The honest risk is that southern European deeptech still has not produced enough Series B and beyond exits to validate a multi-fund franchise. Skybound's success will depend on whether its portfolio companies can attract pan-European follow-on capital quickly enough to scale, and whether the fund itself can raise a successor vehicle once initial deployment is complete. The Marathon Venture Capital franchise is the proof point that this is possible from Athens, but Skybound will need its own breakout returns to consolidate that thesis.

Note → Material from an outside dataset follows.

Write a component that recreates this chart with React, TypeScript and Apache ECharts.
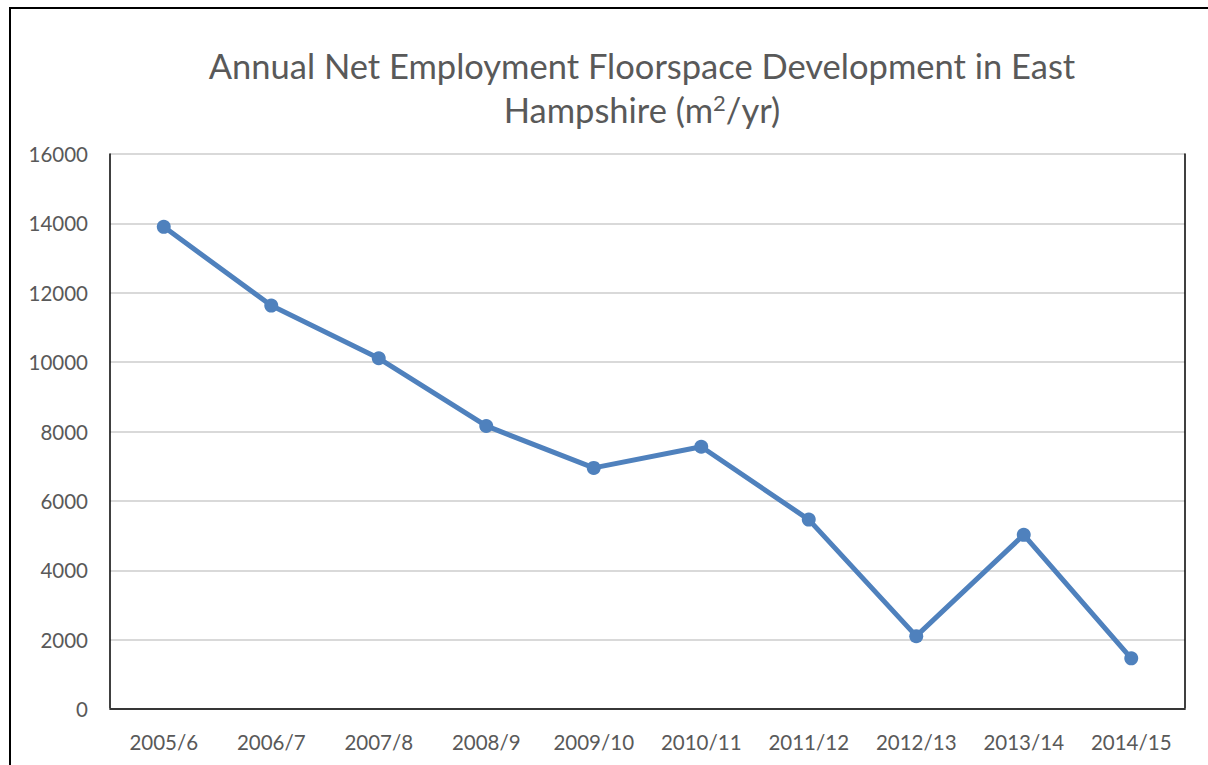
import React, { useEffect, useRef } from "react";
import * as echarts from "echarts";

const categories = ["2005/6", "2006/7", "2007/8", "2008/9", "2009/10", "2010/11", "2011/12", "2012/13", "2013/14", "2014/15"];
const floorspace = [13900, 11630, 10110, 8160, 6950, 7560, 5460, 2100, 5020, 1460];
const yTicks = { min: 0, max: 16000, interval: 2000 };

export default function App() {
  const ref = useRef<HTMLDivElement>(null);
  useEffect(() => {
    const chart = echarts.init(ref.current!, null, { renderer: "svg" });
    const font = "Lato";
    chart.setOption({
      animation: false,
      backgroundColor: "#ffffff",
      title: {
        text: "Annual Net Employment Floorspace Development in East\nHampshire (m{sup|2}/yr)",
        left: 637,
        top: 38,
        textAlign: "center",
        textStyle: {
          fontFamily: font,
          fontSize: 34.5,
          fontWeight: "normal",
          color: "#595959",
          lineHeight: 44,
          rich: {
            sup: { fontFamily: font, fontSize: 22, color: "#595959", padding: [0, 0, 14, 0] },
          },
        },
      },
      graphic: [
        {
          type: "rect",
          shape: { x: 10, y: 8, width: 1400, height: 900 },
          style: { fill: "none", stroke: "#000", lineWidth: 2 },
          silent: true,
        },
      ],
      grid: { left: 110, top: 154, right: 23, bottom: 56, containLabel: false },
      xAxis: [
        {
          type: "category",
          data: categories,
          boundaryGap: true,
          axisLine: { show: true, lineStyle: { color: "#d9d9d9", width: 2 } },
          axisTick: { show: false },
          axisLabel: { fontFamily: font, fontSize: 20.5, color: "#595959", margin: 22 },
        },
        {
          type: "category",
          data: categories,
          position: "top",
          axisLine: { show: true, lineStyle: { color: "#000", width: 1.5 } },
          axisTick: { show: false },
          axisLabel: { show: false },
        },
      ],
      yAxis: [
        {
          type: "value",
          min: yTicks.min,
          max: yTicks.max,
          interval: yTicks.interval,
          axisLine: { show: true, lineStyle: { color: "#000", width: 1.5 } },
          axisTick: { show: false },
          splitLine: { lineStyle: { color: "#d9d9d9", width: 2 } },
          axisLabel: { fontFamily: font, fontSize: 20.5, color: "#595959", margin: 22, formatter: (v: number) => String(v) },
        },
        {
          type: "value",
          min: yTicks.min,
          max: yTicks.max,
          interval: yTicks.interval,
          position: "right",
          axisLine: { show: true, lineStyle: { color: "#000", width: 1.5 } },
          axisTick: { show: false },
          splitLine: { show: false },
          axisLabel: { show: false },
        },
      ],
      series: [
        {
          type: "line",
          data: floorspace,
          symbol: "circle",
          symbolSize: 14,
          lineStyle: { color: "#4f81bd", width: 5 },
          itemStyle: { color: "#4f81bd" },
          z: 5,
        },
      ],
    });
    return () => chart.dispose();
  }, []);
  return <div ref={ref} style={{ position: "fixed", left: 0, top: 0, width: 1208, height: 765 }} />;
}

Our bet is that Skybound becomes one of the most relevant new emerging managers in Europe over the next 24 months. The team has the right credentials, the right LP base, and the right thesis at exactly the moment that deeptech is becoming a central category in European venture. Worth tracking closely.

Frequently Asked Questions

What is Skybound?
Skybound is an Athens-based venture capital fund focused on pre-seed and seed-stage European deeptech companies. The fund officially launched in May 2026 with a $38M oversubscribed first close.

Who are the founders of Skybound?
Skybound was co-founded by Thaleia Misailidou, who previously worked at Marathon Venture Capital, and George Varvarelis, co-founder of Augmenta, an agritech company acquired by CNH Industrial.

Who anchored Skybound's first close?
The European Investment Fund anchored the $38M first close, providing institutional credibility for the fund's pan-European deeptech mandate.

What does Skybound invest in?
Skybound invests in pre-seed and seed-stage companies developing technically complex software and hardware across infrastructure, advanced computing, bioengineering, and frontier technologies. Initial cheques range from $500,000 to $2 million.

What is Skybound's first investment?
Skybound's debut investment is in Neurosoft Bioelectronics, a company developing scalable and minimally invasive brain-computer interfaces.